With dual 16MP cameras, you can be assured that you’ll be getting high-quality selfies as well if that’s your thing. While you can tap the screen to easily take selfies, you can also enable gesture control which will take your picture a few seconds after holding your hand with your palm facing the camera. It’s an interesting feature and gives you a few seconds to get ready for that “perfect” selfie.

Reception/Call Quality

During our testing we had no issues with reception on our local LTE networks and call quality was crisp and clear during our test calls. Connecting to 2.4 and 5GHz wireless networks was painless and speeds experienced were as expected.

Battery Life

With a 3,000mAh battery, Samsung claims the Galaxy A5 should last between 13 hours (for 3G internet browsing) and 78 hours (audio playback with Always-On screen turned off) on a single charge depending on your usage and activities. During average daily usage, I still had some battery left over at the end of the day, anywhere between 10 and 25% with between 2 and 4 hours of screen on time. While this leaves something left to be desired for weekend trips, the Galaxy A5 also features Samsung’s Fast Charging so you can get a decent boost in battery life in a relatively short time. Samsung has also included various power saving options which limit things like screen brightness, CPU speed, background network usage, and more to further extend your battery life.

At any rate, during our testing I had no issues getting through an average day without having to charge the phone back up before turning in for the evening.
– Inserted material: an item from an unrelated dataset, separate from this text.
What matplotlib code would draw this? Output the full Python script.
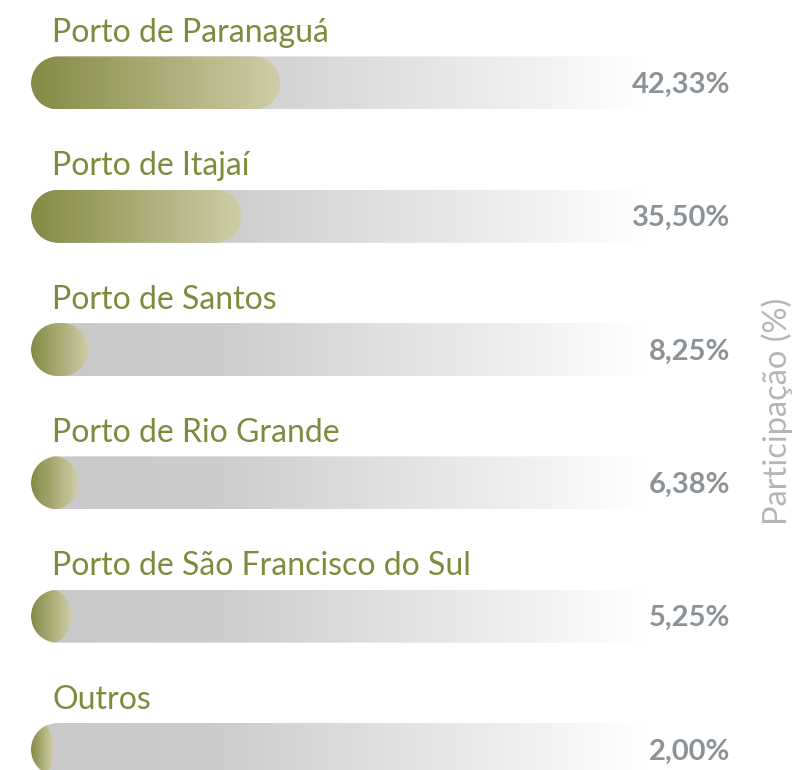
import numpy as np
import matplotlib
matplotlib.use("Agg")
import matplotlib.pyplot as plt
from matplotlib.path import Path
from matplotlib.patches import PathPatch
from matplotlib.colors import to_rgb

# Participação dos portos (%)
portos = ["Porto de Paranaguá", "Porto de Itajaí", "Porto de Santos",
          "Porto de Rio Grande", "Porto de São Francisco do Sul", "Outros"]
participacao = [42.33, 35.50, 8.25, 6.38, 5.25, 2.00]

W, H, DPI = 794, 770, 100
X0 = 31          # left edge of bars (px)
PX = 5.63        # px per percent
CAP = 1.9        # minimum rounded cap (percent units)
BG_LEN = 109     # grey track length (percent units)
ROW0, ROW_STEP = 83, 133.3   # px
BAR_H = 53 / ROW_STEP        # bar height in row units

fig = plt.figure(figsize=(W / DPI, H / DPI), dpi=DPI)
ax = fig.add_axes([0, 0, 1, 1])
ax.set_xlim(-X0 / PX, (W - X0) / PX)
ax.set_ylim((H - ROW0) / ROW_STEP, -ROW0 / ROW_STEP)
ax.axis("off")

rx = (53 / 2) / PX   # radius of bar ends in x data units
hy = BAR_H / 2


def pill(x0, x1, yc, round_right=True):
    w = x1 - x0
    if w < 2 * rx:
        t = np.linspace(0, 2 * np.pi, 120)
        pts = np.c_[x0 + w / 2 + w / 2 * np.cos(t), yc + hy * np.sin(t)]
    else:
        t1 = np.linspace(np.pi / 2, 3 * np.pi / 2, 60)
        left = np.c_[x0 + rx + rx * np.cos(t1), yc + hy * np.sin(t1)]
        if round_right:
            t2 = np.linspace(-np.pi / 2, np.pi / 2, 60)
            right = np.c_[x1 - rx + rx * np.cos(t2), yc + hy * np.sin(t2)]
        else:
            right = np.array([[x1, yc - hy], [x1, yc + hy]])
        pts = np.r_[left, right]
    pts = np.r_[pts, pts[:1]]
    return Path(pts, closed=True)


def gradient(stops, colors, n=256):
    xs = np.linspace(0, 1, n)
    rgb = np.array([to_rgb(c) for c in colors])
    arr = np.stack([np.interp(xs, stops, rgb[:, k]) for k in range(3)], axis=-1)
    return arr[np.newaxis, :, :]


bg_grad = gradient([0, 0.3, 0.85, 1], ["#c9c9c9", "#cccccc", "#f2f3f4", "#ffffff"])
fill_grad = gradient([0, 1], ["#858a45", "#cfcda6"])

label_color = "#7f8a3c"
pct_color = "#8c9398"

for i, (nome, v) in enumerate(zip(portos, participacao)):
    yc = i
    # grey track
    bg_path = pill(0, BG_LEN, yc, round_right=False)
    bg_patch = PathPatch(bg_path, facecolor="none", edgecolor="none")
    ax.add_patch(bg_patch)
    im = ax.imshow(bg_grad, extent=[0, BG_LEN, yc + hy, yc - hy], aspect="auto",
                   interpolation="bilinear", zorder=1)
    im.set_clip_path(bg_patch)

    # value bar
    x1 = v + CAP
    f_path = pill(0, x1, yc)
    f_patch = PathPatch(f_path, facecolor="none", edgecolor="none")
    ax.add_patch(f_patch)
    im2 = ax.imshow(fill_grad, extent=[0, x1, yc + hy, yc - hy], aspect="auto",
                    interpolation="bilinear", zorder=2)
    im2.set_clip_path(f_patch)

    # white mask on the corners outside the track's rounded left end
    t = np.linspace(np.pi / 2, 3 * np.pi / 2, 60)
    arc = np.c_[rx + rx * np.cos(t), yc + hy * np.sin(t)]
    for sgn in (1, -1):
        half = arc[(arc[:, 1] - yc) * sgn >= 0]
        pts = np.r_[half, [[0, yc + sgn * hy]]]
        ax.add_patch(PathPatch(Path(np.r_[pts, pts[:1]], closed=True),
                               facecolor="white", edgecolor="none", zorder=3))

    ax.text((52 - X0) / PX, yc - 41 / ROW_STEP, nome, fontsize=23, color=label_color,
            family="Lato", va="baseline", ha="left")
    ax.text((730 - X0) / PX, yc + 2 / ROW_STEP, f"{v:.2f}".replace(".", ",") + "%",
            fontsize=21, color=pct_color, family="Lato", fontweight="bold",
            va="center", ha="right")

fig.text(777 / W, 1 - 411.5 / H, "Participação (%)", rotation=90, fontsize=23.5,
         color="#b3b6b9", family="Lato", ha="center", va="center")

fig.savefig("out.png", dpi=DPI)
With an MSRP of $450CAD, the Samsung Galaxy A5 definitely sits in the middle of the road between budget and flagship smartphones. If you can’t afford to shell out for something more expensive and are looking for something a little beefier than budget offerings, the Galaxy A5 is worth a look. Depending on what carrier you’re with, you can pick it up for as low as nothing down on a 2-year plan as well.


If you’re looking for a mid-range smartphone with a decent camera and premium looking design, the Samsung Galaxy A5 is definitely worth considering.

*We were sent a demo unit of the Samsung Galaxy A5 for the purposes of this review.